IDLC Finance, one of the leading non-bank financial institutions, lost 17.61 per cent profit year-on-year to Tk 1.31 billion in the nine months until September.
IPDC Finance's profit sank 1.75 per cent to Tk 620 million in the same period while the company watched its total operating costs go up 24 per cent to Tk 1.11 billion.
LankaBangla Finance's profit declined 48 per cent year-on-year to Tk 471 million in the nine months.
Six companies have yet to make their earnings data public. People's Leasing & Financial Services has not published reports for three years after the trading of its shares was suspended in July 2019 for persistent deterioration of its financial health for several years.
Dr.
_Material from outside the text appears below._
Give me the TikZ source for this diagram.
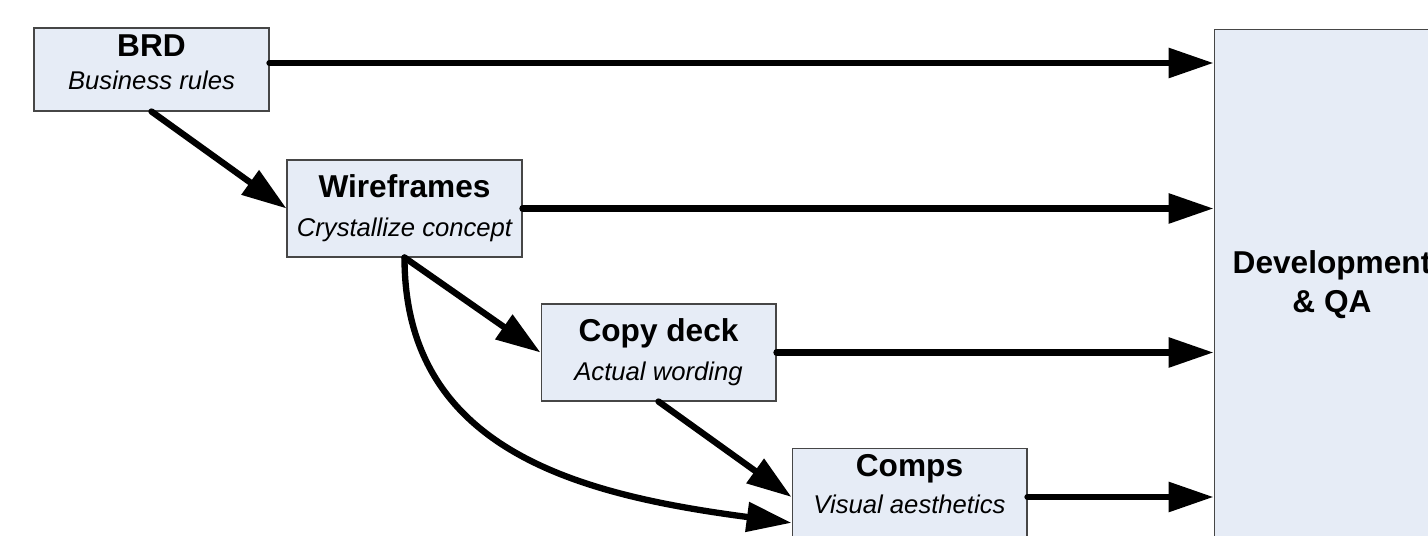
\documentclass[tikz,border=0pt]{standalone}
\usepackage{fontspec}
\setmainfont{Liberation Sans}
\usetikzlibrary{arrows.meta}
\definecolor{boxfill}{RGB}{230,236,246}
\definecolor{boxline}{RGB}{70,70,70}
\begin{document}
\begin{tikzpicture}[x=0.02cm, y=0.02cm,
  stage/.style={draw=boxline, line width=0.6pt, fill=boxfill, inner sep=0pt,
    minimum width=4.7cm, minimum height=1.94cm, align=center,
    font=\fontsize{14.6}{22}\selectfont},
  flow/.style={line width=3.6pt, line cap=round,
    -{Triangle[length=25.5pt,width=16.4pt]}}]
\useasboundingbox (0,0) rectangle (1428,-536);
\clip (0,0) rectangle (1428,-536);

\draw (151.5,-69.5) node[stage, minimum height=1.66cm, text depth=8pt] (brd)
  {{\bfseries\fontsize{18}{22}\selectfont BRD}\\[-3.3pt]{\itshape Business rules}};
\draw (404.5,-208.5) node[stage] (wire)
  {{\bfseries\fontsize{18}{22}\selectfont Wireframes}\\{\itshape Crystallize concept}};
\draw (658.5,-352.5) node[stage] (copy)
  {{\bfseries\fontsize{18}{22}\selectfont Copy deck}\\{\itshape Actual wording}};
\draw (909.5,-497) node[stage, text depth=14.7pt] (comps)
  {{\bfseries\fontsize{18}{22}\selectfont Comps}\\[-1pt]{\itshape Visual aesthetics}};
\draw (1332,-284.5) node[stage, minimum width=4.72cm, minimum height=10.22cm,
  font=\fontsize{18}{22}\selectfont\bfseries] (dev) {Development\\\& QA};

\coordinate (brdout) at ([yshift=3.7pt]brd.east);
\draw[flow] (brdout) -- (brdout -| dev.west);
\draw[flow] (wire.east) -- (wire.east -| dev.west);
\draw[flow] (copy.east) -- (copy.east -| dev.west);
\draw[flow] (comps.east) -- (comps.east -| dev.west);

\draw[flow] (brd.south) -- (wire.west);
\draw[flow] (wire.south) -- (copy.west);
\draw[flow] (copy.south) -- (comps.west);
\draw[flow] (wire.south) .. controls +(0,-193) and +(-212,28) .. ([yshift=-14.7pt]comps.west);

\end{tikzpicture}
\end{document}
Suborna Barua, associate professor at the International Business Department of the University of Dhaka, said the operating cost of financial institutions remained high, but they could not make much profit due to the interest rate cap.
The NBFIs have to compete with banks while the banking sector itself is in a tight situation due to the sluggish private sector credit growth, he said.
Moreover, the country's NBFIs have been following almost the same business model as banks, without any innovation, another reason for lower profit, Suborna added.
Since the capital market is on a downward trend, financial institutions need to keep higher provisions against their share market investments.
Last year, the stock market was bullish and financial institutions did not require provisions amid a suspension of loan classification, which ultimately boosted profits.
Macroeconomic uncertainties owing to the Russia-Ukraine war rendered a volatile stock market. The DSEX, prime index of the DSE, plunged 4.0 per cent or 244 points in the nine months to September.
In contrast, the DSEX had jumped 36 per cent or 1,927 points in the same period last year, compared to the previous year.
The depressed market dragged down the stocks of NBFIs. Eight institutions-Bangladesh Industrial Finance, Fareast Finance, FAS Finance, First Finance, International Leasing, Peoples Leasing, Premier Leasing and Union Capita-are being traded in the capital market below their face value of Tk 10.